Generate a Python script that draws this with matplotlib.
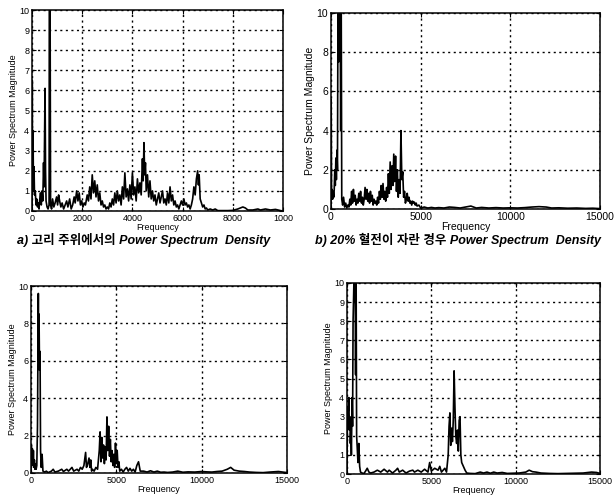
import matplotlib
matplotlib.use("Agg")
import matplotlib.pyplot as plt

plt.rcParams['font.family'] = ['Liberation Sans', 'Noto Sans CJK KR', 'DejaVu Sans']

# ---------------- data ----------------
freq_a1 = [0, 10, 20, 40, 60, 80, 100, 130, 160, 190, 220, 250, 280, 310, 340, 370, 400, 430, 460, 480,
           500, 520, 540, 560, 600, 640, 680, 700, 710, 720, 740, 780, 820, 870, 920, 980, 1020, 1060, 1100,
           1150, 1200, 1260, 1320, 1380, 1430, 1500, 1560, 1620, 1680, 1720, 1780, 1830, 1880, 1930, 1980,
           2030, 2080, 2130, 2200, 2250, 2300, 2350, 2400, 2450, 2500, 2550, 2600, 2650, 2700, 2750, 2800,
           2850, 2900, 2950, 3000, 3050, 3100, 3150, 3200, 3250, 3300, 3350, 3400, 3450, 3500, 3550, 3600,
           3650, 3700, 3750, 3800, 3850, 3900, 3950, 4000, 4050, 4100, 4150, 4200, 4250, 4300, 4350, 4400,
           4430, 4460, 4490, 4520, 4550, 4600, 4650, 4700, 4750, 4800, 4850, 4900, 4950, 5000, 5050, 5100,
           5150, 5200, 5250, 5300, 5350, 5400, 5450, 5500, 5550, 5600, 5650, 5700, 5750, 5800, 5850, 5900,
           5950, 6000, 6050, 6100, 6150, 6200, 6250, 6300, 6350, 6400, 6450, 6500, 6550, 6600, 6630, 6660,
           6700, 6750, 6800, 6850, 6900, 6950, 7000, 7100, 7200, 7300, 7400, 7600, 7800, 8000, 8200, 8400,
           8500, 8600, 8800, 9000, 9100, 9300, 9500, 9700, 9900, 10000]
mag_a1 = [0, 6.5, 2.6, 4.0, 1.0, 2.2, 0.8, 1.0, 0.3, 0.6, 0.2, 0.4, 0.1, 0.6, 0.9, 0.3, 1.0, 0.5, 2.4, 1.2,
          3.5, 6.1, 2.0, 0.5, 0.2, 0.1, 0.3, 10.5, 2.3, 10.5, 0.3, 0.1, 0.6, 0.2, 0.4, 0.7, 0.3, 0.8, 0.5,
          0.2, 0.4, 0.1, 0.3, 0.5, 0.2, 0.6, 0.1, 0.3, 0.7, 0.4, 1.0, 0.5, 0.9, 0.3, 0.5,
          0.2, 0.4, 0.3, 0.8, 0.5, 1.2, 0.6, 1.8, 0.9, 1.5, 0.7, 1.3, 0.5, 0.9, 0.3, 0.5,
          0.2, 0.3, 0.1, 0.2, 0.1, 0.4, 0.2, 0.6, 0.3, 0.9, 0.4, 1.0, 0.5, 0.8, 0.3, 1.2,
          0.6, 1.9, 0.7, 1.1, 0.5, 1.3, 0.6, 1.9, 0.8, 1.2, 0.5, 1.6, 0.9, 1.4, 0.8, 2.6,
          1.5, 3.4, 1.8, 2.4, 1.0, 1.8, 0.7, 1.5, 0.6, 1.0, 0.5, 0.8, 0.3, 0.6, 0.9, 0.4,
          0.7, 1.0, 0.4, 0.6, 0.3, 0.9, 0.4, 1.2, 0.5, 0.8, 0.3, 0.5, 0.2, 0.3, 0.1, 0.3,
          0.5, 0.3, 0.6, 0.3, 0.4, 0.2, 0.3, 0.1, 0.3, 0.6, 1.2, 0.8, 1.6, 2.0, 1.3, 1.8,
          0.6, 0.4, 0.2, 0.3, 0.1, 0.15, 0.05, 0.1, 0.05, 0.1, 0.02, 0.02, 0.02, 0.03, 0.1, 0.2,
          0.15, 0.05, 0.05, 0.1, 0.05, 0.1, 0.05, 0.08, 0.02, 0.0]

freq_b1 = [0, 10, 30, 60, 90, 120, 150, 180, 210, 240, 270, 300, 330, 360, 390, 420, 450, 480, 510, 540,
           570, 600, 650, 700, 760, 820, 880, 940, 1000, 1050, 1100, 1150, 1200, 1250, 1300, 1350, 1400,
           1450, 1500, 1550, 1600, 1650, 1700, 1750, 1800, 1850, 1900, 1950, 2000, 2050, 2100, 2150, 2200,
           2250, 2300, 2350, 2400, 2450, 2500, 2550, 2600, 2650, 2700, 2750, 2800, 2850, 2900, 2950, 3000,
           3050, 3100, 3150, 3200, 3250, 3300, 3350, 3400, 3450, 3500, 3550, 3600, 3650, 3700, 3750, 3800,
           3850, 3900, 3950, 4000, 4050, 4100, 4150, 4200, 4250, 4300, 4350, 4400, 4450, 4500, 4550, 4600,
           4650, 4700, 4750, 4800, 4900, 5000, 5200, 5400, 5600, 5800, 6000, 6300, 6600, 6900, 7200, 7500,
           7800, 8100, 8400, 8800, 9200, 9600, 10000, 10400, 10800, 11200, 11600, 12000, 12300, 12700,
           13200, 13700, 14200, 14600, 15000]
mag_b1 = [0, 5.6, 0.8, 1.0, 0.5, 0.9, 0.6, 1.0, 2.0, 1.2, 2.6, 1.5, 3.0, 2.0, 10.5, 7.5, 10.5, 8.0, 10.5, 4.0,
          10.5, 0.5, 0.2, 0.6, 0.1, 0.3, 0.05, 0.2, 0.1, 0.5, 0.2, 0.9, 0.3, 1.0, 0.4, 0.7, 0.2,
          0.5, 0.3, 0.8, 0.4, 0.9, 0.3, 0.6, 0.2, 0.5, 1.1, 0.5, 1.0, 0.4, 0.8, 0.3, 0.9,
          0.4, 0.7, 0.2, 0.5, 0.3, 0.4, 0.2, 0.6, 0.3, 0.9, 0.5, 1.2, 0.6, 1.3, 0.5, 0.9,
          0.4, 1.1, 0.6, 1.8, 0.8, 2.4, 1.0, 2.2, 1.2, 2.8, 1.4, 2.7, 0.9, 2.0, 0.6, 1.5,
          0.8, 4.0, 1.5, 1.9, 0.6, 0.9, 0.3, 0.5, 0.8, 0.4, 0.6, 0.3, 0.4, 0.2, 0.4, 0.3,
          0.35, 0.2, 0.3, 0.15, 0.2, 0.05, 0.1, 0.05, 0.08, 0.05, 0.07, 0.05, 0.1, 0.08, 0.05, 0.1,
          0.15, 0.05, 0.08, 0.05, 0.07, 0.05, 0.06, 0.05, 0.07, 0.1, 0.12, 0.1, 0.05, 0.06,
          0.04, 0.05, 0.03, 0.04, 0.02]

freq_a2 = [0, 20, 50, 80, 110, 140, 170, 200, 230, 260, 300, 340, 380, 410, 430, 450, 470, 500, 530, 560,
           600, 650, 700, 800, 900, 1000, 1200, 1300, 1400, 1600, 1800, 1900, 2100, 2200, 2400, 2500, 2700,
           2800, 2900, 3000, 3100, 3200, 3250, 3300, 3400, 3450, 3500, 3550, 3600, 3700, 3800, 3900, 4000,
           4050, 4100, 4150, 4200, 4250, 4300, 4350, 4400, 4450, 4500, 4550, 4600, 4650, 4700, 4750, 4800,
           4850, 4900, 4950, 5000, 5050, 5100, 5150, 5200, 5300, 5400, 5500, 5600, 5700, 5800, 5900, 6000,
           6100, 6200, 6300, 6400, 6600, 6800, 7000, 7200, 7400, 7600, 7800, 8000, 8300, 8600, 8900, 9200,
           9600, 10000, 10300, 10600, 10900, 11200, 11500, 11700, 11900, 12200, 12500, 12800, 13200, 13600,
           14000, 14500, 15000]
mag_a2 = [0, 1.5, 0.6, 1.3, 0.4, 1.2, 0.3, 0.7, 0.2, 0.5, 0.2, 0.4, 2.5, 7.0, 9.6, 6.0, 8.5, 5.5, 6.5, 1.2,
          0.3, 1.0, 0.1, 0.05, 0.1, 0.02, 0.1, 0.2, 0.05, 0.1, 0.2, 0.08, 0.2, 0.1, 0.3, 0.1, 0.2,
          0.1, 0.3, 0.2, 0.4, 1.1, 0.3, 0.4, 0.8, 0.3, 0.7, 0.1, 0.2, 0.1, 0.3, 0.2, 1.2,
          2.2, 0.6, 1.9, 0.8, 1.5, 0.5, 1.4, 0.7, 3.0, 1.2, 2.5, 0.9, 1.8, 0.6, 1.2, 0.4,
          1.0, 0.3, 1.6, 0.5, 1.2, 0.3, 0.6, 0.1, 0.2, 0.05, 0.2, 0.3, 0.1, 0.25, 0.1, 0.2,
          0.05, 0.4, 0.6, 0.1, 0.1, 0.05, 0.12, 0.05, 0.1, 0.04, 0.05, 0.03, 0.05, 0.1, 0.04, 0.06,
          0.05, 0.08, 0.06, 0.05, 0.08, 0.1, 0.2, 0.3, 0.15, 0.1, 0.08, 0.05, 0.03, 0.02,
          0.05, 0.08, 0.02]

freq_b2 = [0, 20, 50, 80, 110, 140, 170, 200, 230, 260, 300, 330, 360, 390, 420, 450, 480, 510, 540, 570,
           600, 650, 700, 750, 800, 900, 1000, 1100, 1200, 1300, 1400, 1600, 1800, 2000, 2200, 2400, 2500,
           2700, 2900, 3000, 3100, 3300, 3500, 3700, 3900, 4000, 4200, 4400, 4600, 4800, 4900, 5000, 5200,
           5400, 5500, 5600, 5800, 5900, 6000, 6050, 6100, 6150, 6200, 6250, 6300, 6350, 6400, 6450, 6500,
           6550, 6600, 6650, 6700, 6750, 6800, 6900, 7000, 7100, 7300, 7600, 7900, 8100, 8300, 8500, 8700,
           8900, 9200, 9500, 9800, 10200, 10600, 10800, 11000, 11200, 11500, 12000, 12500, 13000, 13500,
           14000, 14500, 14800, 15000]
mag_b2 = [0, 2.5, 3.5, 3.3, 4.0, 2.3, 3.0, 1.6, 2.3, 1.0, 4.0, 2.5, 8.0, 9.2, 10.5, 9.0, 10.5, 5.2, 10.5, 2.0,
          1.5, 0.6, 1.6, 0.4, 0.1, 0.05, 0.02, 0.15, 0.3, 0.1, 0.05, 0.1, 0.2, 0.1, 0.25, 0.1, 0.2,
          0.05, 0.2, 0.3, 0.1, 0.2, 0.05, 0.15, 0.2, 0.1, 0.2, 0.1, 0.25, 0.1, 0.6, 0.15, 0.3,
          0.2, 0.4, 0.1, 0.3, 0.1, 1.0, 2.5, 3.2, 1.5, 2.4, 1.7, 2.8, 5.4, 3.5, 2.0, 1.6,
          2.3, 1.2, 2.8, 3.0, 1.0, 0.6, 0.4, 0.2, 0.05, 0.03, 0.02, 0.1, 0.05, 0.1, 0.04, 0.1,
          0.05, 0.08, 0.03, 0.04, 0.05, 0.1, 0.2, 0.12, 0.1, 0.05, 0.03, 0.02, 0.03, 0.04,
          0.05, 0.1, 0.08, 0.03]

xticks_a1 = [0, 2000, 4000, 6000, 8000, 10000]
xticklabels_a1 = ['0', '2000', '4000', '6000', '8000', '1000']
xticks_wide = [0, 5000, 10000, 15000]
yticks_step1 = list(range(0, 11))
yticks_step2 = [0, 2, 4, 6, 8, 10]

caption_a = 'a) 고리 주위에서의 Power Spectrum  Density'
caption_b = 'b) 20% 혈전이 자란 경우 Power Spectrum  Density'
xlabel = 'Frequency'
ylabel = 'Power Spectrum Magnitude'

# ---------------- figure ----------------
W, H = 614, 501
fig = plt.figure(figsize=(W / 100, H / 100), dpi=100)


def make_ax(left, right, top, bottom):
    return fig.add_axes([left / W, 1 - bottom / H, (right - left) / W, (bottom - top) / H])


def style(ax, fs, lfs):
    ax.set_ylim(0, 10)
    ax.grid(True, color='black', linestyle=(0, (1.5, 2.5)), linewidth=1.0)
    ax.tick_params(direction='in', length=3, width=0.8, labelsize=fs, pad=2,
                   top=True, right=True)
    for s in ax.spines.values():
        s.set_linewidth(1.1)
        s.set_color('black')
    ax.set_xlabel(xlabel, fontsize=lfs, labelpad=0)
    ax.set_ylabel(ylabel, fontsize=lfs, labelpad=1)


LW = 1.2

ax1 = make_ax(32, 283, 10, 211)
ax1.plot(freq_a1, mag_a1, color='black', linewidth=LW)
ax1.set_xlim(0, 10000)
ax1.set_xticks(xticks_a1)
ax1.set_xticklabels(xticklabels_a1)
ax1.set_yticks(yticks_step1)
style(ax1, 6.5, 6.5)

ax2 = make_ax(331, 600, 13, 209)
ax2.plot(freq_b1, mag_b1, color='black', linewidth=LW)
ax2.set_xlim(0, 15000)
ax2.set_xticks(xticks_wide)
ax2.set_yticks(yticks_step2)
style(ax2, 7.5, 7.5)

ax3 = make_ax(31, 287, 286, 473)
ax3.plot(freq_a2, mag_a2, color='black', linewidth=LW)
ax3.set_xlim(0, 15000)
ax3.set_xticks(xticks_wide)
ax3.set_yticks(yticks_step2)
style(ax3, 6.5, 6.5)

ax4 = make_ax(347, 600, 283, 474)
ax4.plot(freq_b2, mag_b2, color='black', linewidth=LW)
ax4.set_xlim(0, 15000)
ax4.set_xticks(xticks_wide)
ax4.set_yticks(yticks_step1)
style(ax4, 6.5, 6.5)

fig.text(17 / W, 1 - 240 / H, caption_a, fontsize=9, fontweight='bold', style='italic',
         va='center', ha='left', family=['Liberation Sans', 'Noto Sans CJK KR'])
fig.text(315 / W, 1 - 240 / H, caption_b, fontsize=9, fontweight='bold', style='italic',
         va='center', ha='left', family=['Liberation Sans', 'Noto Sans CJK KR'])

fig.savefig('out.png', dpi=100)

********

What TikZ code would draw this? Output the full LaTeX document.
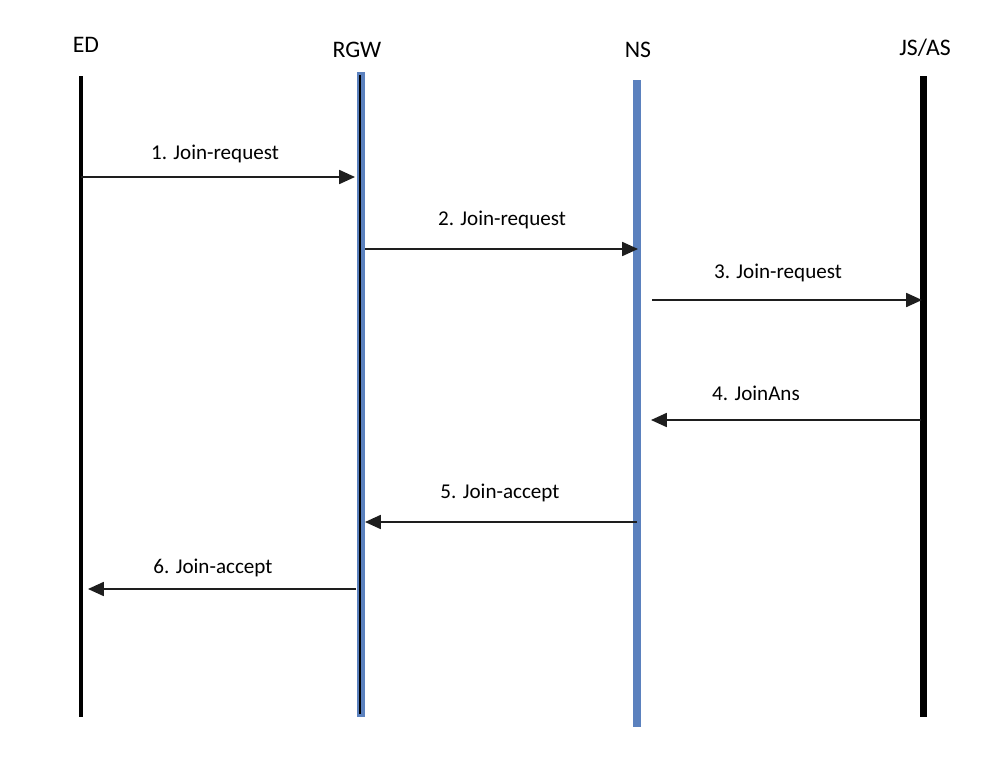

********

**Goal:**
Repeat, with no pictures, exactly the lines from the one containing "Generate a Python" through the one containing "plt.rcParams['font.family'] = ['Liberation", the first and last included.

**Exercise answer:**
Generate a Python script that draws this with matplotlib.
import matplotlib
matplotlib.use("Agg")
import matplotlib.pyplot as plt

plt.rcParams['font.family'] = ['Liberation Sans', 'Noto Sans CJK KR', 'DejaVu Sans']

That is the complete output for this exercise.